**Work to complete:** Exactly reproduce the lines of the listing below from the one containing "Emit a Python" through the one containing "ax = fig.add_axes([99". Skip the images.

**Data:**
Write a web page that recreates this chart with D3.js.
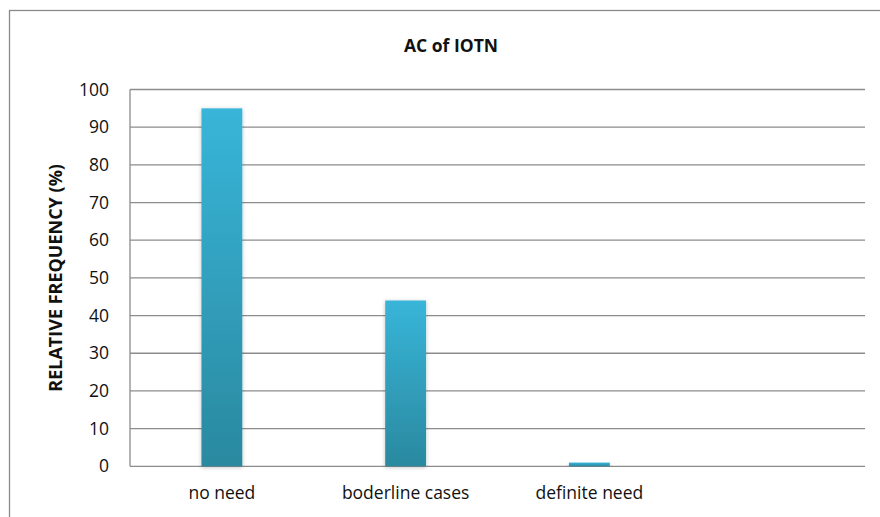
<!DOCTYPE html>
<html>
<head>
<meta charset="utf-8">
<script src="https://cdn.jsdelivr.net/npm/d3@7"></script>
<style>
  html, body { margin: 0; padding: 0; background: #fff; }
  svg { display: block; font-family: "Open Sans", "DejaVu Sans", sans-serif; }
</style>
</head>
<body>
<svg id="chart" width="880" height="517"></svg>
<script>
// Categories along the x axis (the last slot is left empty)
const categories = ["no need", "boderline cases", "definite need", ""];
// Relative frequency (%) per category
const values = [95, 44, 1];
// Y axis ticks
const yTicks = [0, 10, 20, 30, 40, 50, 60, 70, 80, 90, 100];

const W = 880, H = 517;
const margin = { left: 130, right: 15, top: 89.5, bottom: 50.7 };
const svg = d3.select("#chart");

// Outer chart frame (runs off the right and bottom edges)
svg.append("rect")
  .attr("x", 9.5).attr("y", 10.5)
  .attr("width", 900).attr("height", 540)
  .attr("fill", "#fff")
  .attr("stroke", "#8a8a8a").attr("stroke-width", 1.3);

const x = d3.scaleBand()
  .domain(categories)
  .range([margin.left, W - margin.right])
  .padding(0);

const y = d3.scaleLinear()
  .domain([0, 100])
  .range([H - margin.bottom, margin.top]);

// Bar gradient and soft shadow
const defs = svg.append("defs");
const grad = defs.append("linearGradient")
  .attr("id", "barFill")
  .attr("x1", 0).attr("y1", 0).attr("x2", 0).attr("y2", 1);
grad.append("stop").attr("offset", "0%").attr("stop-color", "#38b5d9");
grad.append("stop").attr("offset", "100%").attr("stop-color", "#2a899f");

const shadow = defs.append("filter")
  .attr("id", "barShadow")
  .attr("x", "-30%").attr("y", "-10%").attr("width", "160%").attr("height", "120%");
shadow.append("feGaussianBlur").attr("in", "SourceAlpha").attr("stdDeviation", 2.2).attr("result", "blur");
shadow.append("feOffset").attr("in", "blur").attr("dx", 0).attr("dy", 1).attr("result", "off");
shadow.append("feComponentTransfer").attr("in", "off").attr("result", "soft")
  .append("feFuncA").attr("type", "linear").attr("slope", 0.25);
const merge = shadow.append("feMerge");
merge.append("feMergeNode").attr("in", "soft");
merge.append("feMergeNode").attr("in", "SourceGraphic");

// Horizontal gridlines
svg.append("g")
  .selectAll("line")
  .data(yTicks)
  .join("line")
  .attr("x1", margin.left).attr("x2", W - margin.right)
  .attr("y1", d => y(d)).attr("y2", d => y(d))
  .attr("stroke", "#8c8c8c").attr("stroke-width", 1.3);

// Y axis line
svg.append("line")
  .attr("x1", margin.left).attr("x2", margin.left)
  .attr("y1", y(100)).attr("y2", y(0))
  .attr("stroke", "#8c8c8c").attr("stroke-width", 1.3);

// Y tick labels
const yAxis = d3.axisLeft(y).tickValues(yTicks).tickSize(0).tickPadding(21);
const gy = svg.append("g")
  .attr("transform", `translate(${margin.left},0)`)
  .call(yAxis);
gy.select(".domain").remove();
gy.selectAll("text")
  .attr("font-size", 17.5)
  .attr("font-family", "'Open Sans', sans-serif")
  .attr("fill", "#111");

// Bars, width = category width / 4.5 (gap 350%)
const barW = x.bandwidth() / 4.5;
svg.append("g")
  .selectAll("rect")
  .data(values)
  .join("rect")
  .attr("x", (d, i) => x(categories[i]) + x.bandwidth() / 2 - barW / 2)
  .attr("y", d => y(d))
  .attr("width", barW)
  .attr("height", d => y(0) - y(d))
  .attr("fill", "url(#barFill)")
  .attr("filter", "url(#barShadow)");

// X category labels
const xAxis = d3.axisBottom(x).tickSize(0).tickPadding(20);
const gx = svg.append("g")
  .attr("transform", `translate(0,${y(0)})`)
  .call(xAxis);
gx.select(".domain").remove();
gx.selectAll("text")
  .attr("font-size", 17.5)
  .attr("font-family", "'Open Sans', sans-serif")
  .attr("fill", "#111");

// Title
svg.append("text")
  .attr("x", 451).attr("y", 52)
  .attr("text-anchor", "middle")
  .attr("font-size", 17.5)
  .attr("font-weight", "bold")
  .attr("fill", "#111")
  .text("AC of IOTN");

// Y axis title
svg.append("text")
  .attr("transform", `translate(62,${(y(0) + y(100)) / 2}) rotate(-90)`)
  .attr("text-anchor", "middle")
  .attr("font-size", 18)
  .attr("font-weight", "bold")
  .attr("fill", "#111")
  .text("RELATIVE FREQUENCY (%)");
</script>
</body>
</html>
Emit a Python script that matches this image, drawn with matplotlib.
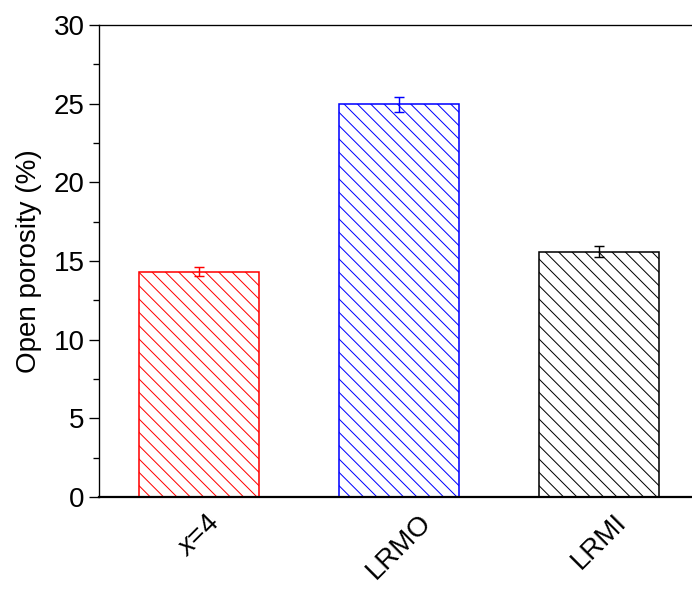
import matplotlib
matplotlib.use('Agg')
import matplotlib.pyplot as plt
from matplotlib.ticker import MultipleLocator

# Data
samples = ['$x$=4', 'LRMO', 'LRMI']
porosity = [14.33, 24.95, 15.6]
porosity_err = [0.3, 0.47, 0.37]
bar_colors = ['#FF0000', '#0000FF', '#000000']

plt.rcParams['font.family'] = ['Liberation Sans', 'DejaVu Sans']
plt.rcParams['mathtext.fontset'] = 'custom'
plt.rcParams['mathtext.rm'] = 'Liberation Sans'
plt.rcParams['mathtext.it'] = 'Liberation Sans:italic'
plt.rcParams['hatch.linewidth'] = 0.9

DPI = 80
fig = plt.figure(figsize=(692 / DPI, 590 / DPI), dpi=DPI)
# axes run off the right edge like the original export
ax = fig.add_axes([99 / 692, 93 / 590, 600 / 692, 472 / 590])

x = range(len(samples))
for i, (val, err, col) in enumerate(zip(porosity, porosity_err, bar_colors)):
    ax.bar(i, val, width=0.6, facecolor='white', edgecolor=col,
           hatch='\\\\', linewidth=1.4, zorder=2)
    ax.errorbar(i, val, yerr=err, color=col, capsize=4.5, capthick=1.3,
                elinewidth=1.3, zorder=3)

ax.set_xlim(-0.5, 2.5)
ax.set_ylim(0, 30)
ax.set_xticks(list(x))
ax.set_xticklabels(samples, rotation=45, fontsize=25)
ax.yaxis.set_major_locator(MultipleLocator(5))
ax.yaxis.set_minor_locator(MultipleLocator(2.5))
ax.tick_params(axis='y', which='major', direction='out', length=9, width=1.2,
               labelsize=25, pad=4)
ax.tick_params(axis='y', which='minor', direction='out', length=5, width=1.2)
ax.tick_params(axis='x', length=0, pad=11)
ax.set_ylabel('Open porosity (%)', fontsize=25, labelpad=10)

ax.spines['left'].set_linewidth(1.2)
ax.spines['top'].set_linewidth(1.2)
ax.spines['bottom'].set_linewidth(2)

fig.savefig('out.png', dpi=DPI)
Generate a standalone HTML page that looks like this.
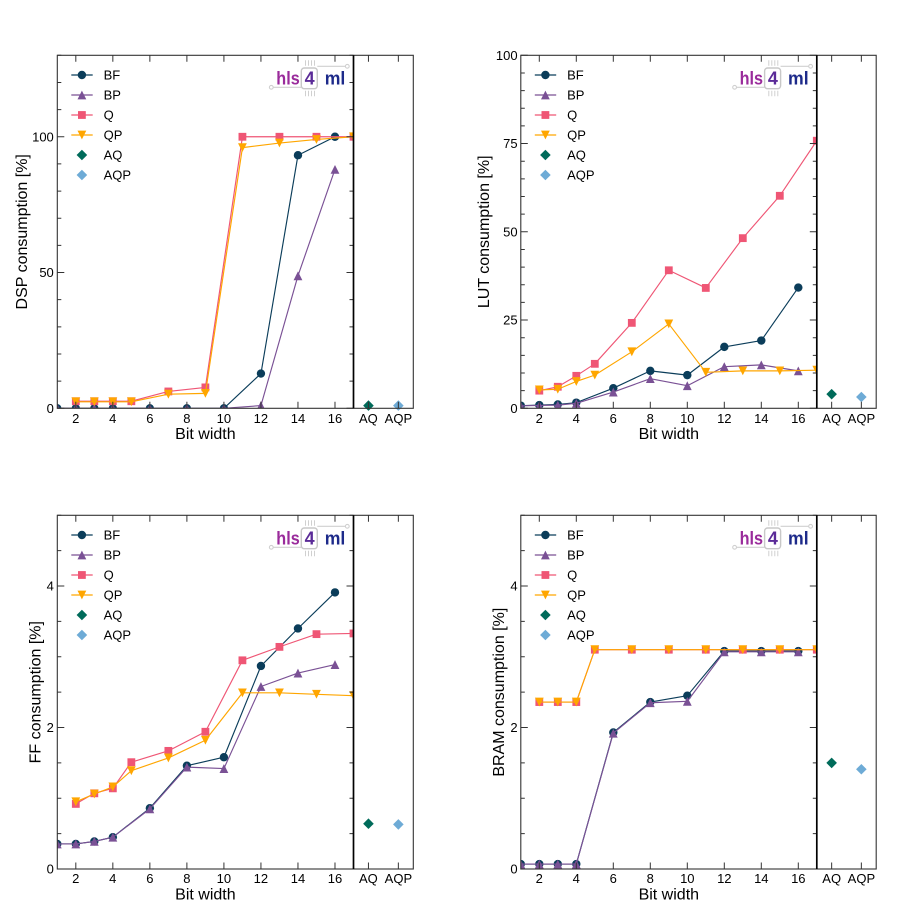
<!DOCTYPE html>
<html><head><meta charset="utf-8">
<style>
html,body{margin:0;padding:0;background:#fff;}
svg{display:block;}
text{font-family:"Liberation Sans",Arial,sans-serif;fill:#000;}
.tk{font-size:13px;}
.lab{font-size:16px;}
.lg{font-size:13px;}
.logo{font-weight:bold;font-size:18px;}
</style></head><body>
<svg id="s" width="923" height="920" viewBox="0 0 923 920" xmlns="http://www.w3.org/2000/svg">
<defs>
<clipPath id="c0"><rect x="57.3" y="55.3" width="296.2" height="353"/></clipPath>
<clipPath id="c1"><rect x="520.8" y="55.3" width="296" height="353"/></clipPath>
<clipPath id="c2"><rect x="57.3" y="515.3" width="296.2" height="353.7"/></clipPath>
<clipPath id="c3"><rect x="520.8" y="515.3" width="296" height="353.7"/></clipPath>
<g id="logo">
<path d="M-82.2,32 H-52.2 M-36.2,11 H-6.2" stroke="#d0d0d0" stroke-width="1.2" fill="none"/>
<circle cx="-82.2" cy="32" r="1.9" fill="#fff" stroke="#d0d0d0" stroke-width="1.1"/>
<circle cx="-6.2" cy="11" r="1.9" fill="#fff" stroke="#d0d0d0" stroke-width="1.1"/>
<path d="M-48,5 V10.5 M-45,5 V10.5 M-42,5 V10.5 M-39,5 V10.5 M-48,35.5 V41 M-45,35.5 V41 M-42,35.5 V41 M-39,35.5 V41" stroke="#d0d0d0" stroke-width="1"/>
<rect x="-52.2" y="12.7" width="16" height="20.7" rx="3" fill="#fff" stroke="#c8c8c8" stroke-width="1.4"/>
<text class="logo" x="-77.2" y="29.2" textLength="23.4" lengthAdjust="spacingAndGlyphs" style="fill:#9a2b9b">hls</text>
<text class="logo" x="-43.9" y="29.2" text-anchor="middle" style="fill:#5b2b98">4</text>
<text class="logo" x="-28.8" y="29.2" textLength="20.6" lengthAdjust="spacingAndGlyphs" style="fill:#1d2a8a">ml</text>
</g>
</defs>
<g id="g"></g>

<!-- Panel TL -->
<use href="#logo" transform="translate(353.5,55.3)"/>
<g class="tk" text-anchor="end">
<text x="53.8" y="412.9">0</text><text x="53.8" y="277.1">50</text><text x="53.8" y="141.4">100</text>
</g>
<g class="tk" text-anchor="middle">
<text x="75.8" y="423">2</text><text x="112.8" y="423">4</text><text x="149.9" y="423">6</text><text x="186.9" y="423">8</text><text x="223.9" y="423">10</text><text x="260.9" y="423">12</text><text x="298" y="423">14</text><text x="335" y="423">16</text><text x="368.4" y="423">AQ</text><text x="398.4" y="423">AQP</text>
</g>
<text class="lab" x="205.4" y="439" text-anchor="middle">Bit width</text>
<text class="lab" transform="translate(27,231.8) rotate(-90)" text-anchor="middle">DSP consumption [%]</text>
<g class="lg">
<text x="103.6" y="79.7">BF</text><text x="103.6" y="99.7">BP</text><text x="103.6" y="119.7">Q</text><text x="103.6" y="139.7">QP</text><text x="103.6" y="159.7">AQ</text><text x="103.6" y="179.7">AQP</text>
</g>

<!-- Panel TR -->
<use href="#logo" transform="translate(816.8,55.3)"/>
<g class="tk" text-anchor="end">
<text x="517.6" y="412.9">0</text><text x="517.6" y="324.7">25</text><text x="517.6" y="236.4">50</text><text x="517.6" y="148.2">75</text><text x="517.6" y="59.9">100</text>
</g>
<g class="tk" text-anchor="middle">
<text x="539.3" y="423">2</text><text x="576.3" y="423">4</text><text x="613.3" y="423">6</text><text x="650.3" y="423">8</text><text x="687.3" y="423">10</text><text x="724.3" y="423">12</text><text x="761.3" y="423">14</text><text x="798.3" y="423">16</text><text x="831.7" y="423">AQ</text><text x="861.4" y="423">AQP</text>
</g>
<text class="lab" x="668.8" y="439" text-anchor="middle">Bit width</text>
<text class="lab" transform="translate(489,231.8) rotate(-90)" text-anchor="middle">LUT consumption [%]</text>
<g class="lg">
<text x="567.1" y="79.7">BF</text><text x="567.1" y="99.7">BP</text><text x="567.1" y="119.7">Q</text><text x="567.1" y="139.7">QP</text><text x="567.1" y="159.7">AQ</text><text x="567.1" y="179.7">AQP</text>
</g>

<!-- Panel BL -->
<use href="#logo" transform="translate(353.5,515.3)"/>
<g class="tk" text-anchor="end">
<text x="53.8" y="873.6">0</text><text x="53.8" y="732.1">2</text><text x="53.8" y="590.6">4</text>
</g>
<g class="tk" text-anchor="middle">
<text x="75.8" y="883">2</text><text x="112.8" y="883">4</text><text x="149.9" y="883">6</text><text x="186.9" y="883">8</text><text x="223.9" y="883">10</text><text x="260.9" y="883">12</text><text x="298" y="883">14</text><text x="335" y="883">16</text><text x="368.4" y="883">AQ</text><text x="398.4" y="883">AQP</text>
</g>
<text class="lab" x="205.4" y="899.5" text-anchor="middle">Bit width</text>
<text class="lab" transform="translate(40.5,692.2) rotate(-90)" text-anchor="middle">FF consumption [%]</text>
<g class="lg">
<text x="103.6" y="539.7">BF</text><text x="103.6" y="559.7">BP</text><text x="103.6" y="579.7">Q</text><text x="103.6" y="599.7">QP</text><text x="103.6" y="619.7">AQ</text><text x="103.6" y="639.7">AQP</text>
</g>

<!-- Panel BR -->
<use href="#logo" transform="translate(816.8,515.3)"/>
<g class="tk" text-anchor="end">
<text x="517.6" y="873.6">0</text><text x="517.6" y="732.1">2</text><text x="517.6" y="590.6">4</text>
</g>
<g class="tk" text-anchor="middle">
<text x="539.3" y="883">2</text><text x="576.3" y="883">4</text><text x="613.3" y="883">6</text><text x="650.3" y="883">8</text><text x="687.3" y="883">10</text><text x="724.3" y="883">12</text><text x="761.3" y="883">14</text><text x="798.3" y="883">16</text><text x="831.7" y="883">AQ</text><text x="861.4" y="883">AQP</text>
</g>
<text class="lab" x="668.8" y="899.5" text-anchor="middle">Bit width</text>
<text class="lab" transform="translate(504,692.2) rotate(-90)" text-anchor="middle">BRAM consumption [%]</text>
<g class="lg">
<text x="567.1" y="539.7">BF</text><text x="567.1" y="559.7">BP</text><text x="567.1" y="579.7">Q</text><text x="567.1" y="599.7">QP</text><text x="567.1" y="619.7">AQ</text><text x="567.1" y="639.7">AQP</text>
</g>
</svg>
<script>
(function(){
const NS="http://www.w3.org/2000/svg";
const G=document.getElementById('g');
function el(tag,a,p){const e=document.createElementNS(NS,tag);for(const k in a)e.setAttribute(k,a[k]);(p||G).appendChild(e);return e;}
const C={BF:'#0b3d5a',BP:'#7a5195',Q:'#ef5675',QP:'#ffa600',AQ:'#006b5a',AQP:'#6eabd6'};
const M={BF:'o',BP:'^',Q:'s',QP:'v',AQ:'D',AQP:'D'};
const xb=[1,2,3,4,6,8,10,12,14,16], xq=[2,3,4,5,7,9,11,13,15,17];
const P=[
{x0:57.3,x1:353.5,xs:413.3,y0:55.3,y1:408.3,ym:130,maj:[0,50,100],ms:10,clip:'c0',
 d:{BF:[0,0,0,0,0,0,0,12.8,93.2,100],BP:[0,0,0,0,0,0,0,1.0,48.8,88],
    Q:[2.6,2.6,2.6,2.6,6.2,7.7,100,100,100,100],QP:[2.4,2.4,2.4,2.4,5.2,5.5,96,97.7,99,100],AQ:1.0,AQP:1.0}},
{x0:520.8,x1:816.8,xs:876.2,y0:55.3,y1:408.3,ym:100,maj:[0,25,50,75,100],ms:5,clip:'c1',
 d:{BF:[0.75,0.9,1.1,1.6,5.7,10.6,9.4,17.4,19.2,34.2],BP:[0.7,0.8,0.9,1.4,4.6,8.4,6.4,11.8,12.3,10.6],
    Q:[5.0,6.1,9.2,12.6,24.2,39.1,34.1,48.2,60.2,75.8],QP:[5.2,5.4,7.6,9.4,16.0,23.9,10.2,10.6,10.6,10.8],AQ:4.0,AQP:3.2}},
{x0:57.3,x1:353.5,xs:413.3,y0:515.3,y1:869,ym:5,maj:[0,2,4],ms:0.5,clip:'c2',
 d:{BF:[0.354,0.354,0.39,0.45,0.86,1.46,1.58,2.87,3.40,3.91],BP:[0.354,0.354,0.39,0.45,0.85,1.44,1.42,2.58,2.77,2.89],
    Q:[0.92,1.07,1.14,1.51,1.67,1.94,2.95,3.14,3.32,3.33],QP:[0.95,1.06,1.16,1.39,1.57,1.82,2.49,2.49,2.47,2.45],AQ:0.64,AQP:0.63}},
{x0:520.8,x1:816.8,xs:876.2,y0:515.3,y1:869,ym:5,maj:[0,2,4],ms:0.5,clip:'c3',
 d:{BF:[0.07,0.07,0.07,0.07,1.93,2.36,2.45,3.08,3.08,3.08],BP:[0.07,0.07,0.07,0.07,1.92,2.35,2.37,3.07,3.07,3.07],
    Q:[2.36,2.36,2.36,3.10,3.10,3.10,3.10,3.10,3.10,3.10],QP:[2.36,2.36,2.36,3.10,3.10,3.10,3.10,3.10,3.10,3.10],AQ:1.5,AQP:1.41}}
];
function mk(t,x,y,c,p){
 const r=4.4;
 if(t==='o') el('circle',{cx:x,cy:y,r:4.2,fill:c},p);
 else if(t==='^') el('polygon',{points:`${x},${y-r} ${x-r},${y+r} ${x+r},${y+r}`,fill:c},p);
 else if(t==='v') el('polygon',{points:`${x},${y+r} ${x-r},${y-r} ${x+r},${y-r}`,fill:c},p);
 else if(t==='s') el('rect',{x:x-3.9,y:y-3.9,width:7.8,height:7.8,fill:c},p);
 else if(t==='D'){const d=5.3;el('polygon',{points:`${x},${y-d} ${x+d},${y} ${x},${y+d} ${x-d},${y}`,fill:c},p);}
}
P.forEach(p=>{
 const X=v=>p.x0+(v-1)/16*(p.x1-p.x0);
 const Y=v=>p.y1-v/p.ym*(p.y1-p.y0);
 const sw=p.xs-p.x1;
 const g=el('g',{'clip-path':`url(#${p.clip})`});
 ['BF','BP','Q','QP'].forEach(k=>{
  const xs=(k==='BF'||k==='BP')?xb:xq;
  const pts=p.d[k].map((v,i)=>`${X(xs[i]).toFixed(2)},${Y(v).toFixed(2)}`).join(' ');
  el('polyline',{points:pts,fill:'none',stroke:C[k],'stroke-width':1.15,'stroke-linejoin':'round'},g);
  p.d[k].forEach((v,i)=>mk(M[k],X(xs[i]),Y(v),C[k],g));
 });
 mk('D',p.x1+0.25*sw,Y(p.d.AQ),C.AQ);
 mk('D',p.x1+0.75*sw,Y(p.d.AQP),C.AQP);
 // legend
 const lx=p.x0+14,lx2=p.x0+35.4,mx=p.x0+24.6;
 ['BF','BP','Q','QP','AQ','AQP'].forEach((k,i)=>{
  const y=p.y0+19.7+20*i;
  if(i<4) el('line',{x1:lx,y1:y,x2:lx2,y2:y,stroke:C[k],'stroke-width':1.15});
  mk(M[k],mx,y,C[k]);
 });
 // ticks
 let d='';
 for(let v=2;v<=16;v+=2){const x=X(v);d+=`M${x},${p.y1}V${p.y1-6.5}M${x},${p.y0}V${p.y0+6.5}`;}
 [0.25,0.75].forEach(f=>{const x=p.x1+f*sw;d+=`M${x},${p.y1}V${p.y1-6.5}M${x},${p.y0}V${p.y0+6.5}`;});
 const n=Math.round(p.ym/p.ms);
 for(let i=0;i<=n;i++){const v=i*p.ms;const y=Y(v);const isMaj=p.maj.some(m=>Math.abs(m-v)<1e-6);const L=isMaj?7:4;
  d+=`M${p.x0},${y}H${p.x0+L}M${p.x1},${y}H${p.x1-L}`;}
 el('path',{d:d,stroke:'#333','stroke-width':1,fill:'none'});
 el('rect',{x:p.x0,y:p.y0,width:p.xs-p.x0,height:p.y1-p.y0,fill:'none',stroke:'#333','stroke-width':1.1});
 el('line',{x1:p.x1,y1:p.y0,x2:p.x1,y2:p.y1,stroke:'#000','stroke-width':1.7});
});
})();
</script>
</body></html>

**Task answer:**
Emit a Python script that matches this image, drawn with matplotlib.
import matplotlib
matplotlib.use('Agg')
import matplotlib.pyplot as plt
from matplotlib.ticker import MultipleLocator

# Data
samples = ['$x$=4', 'LRMO', 'LRMI']
porosity = [14.33, 24.95, 15.6]
porosity_err = [0.3, 0.47, 0.37]
bar_colors = ['#FF0000', '#0000FF', '#000000']

plt.rcParams['font.family'] = ['Liberation Sans', 'DejaVu Sans']
plt.rcParams['mathtext.fontset'] = 'custom'
plt.rcParams['mathtext.rm'] = 'Liberation Sans'
plt.rcParams['mathtext.it'] = 'Liberation Sans:italic'
plt.rcParams['hatch.linewidth'] = 0.9

DPI = 80
fig = plt.figure(figsize=(692 / DPI, 590 / DPI), dpi=DPI)
# axes run off the right edge like the original export
ax = fig.add_axes([99 / 692, 93 / 590, 600 / 692, 472 / 590])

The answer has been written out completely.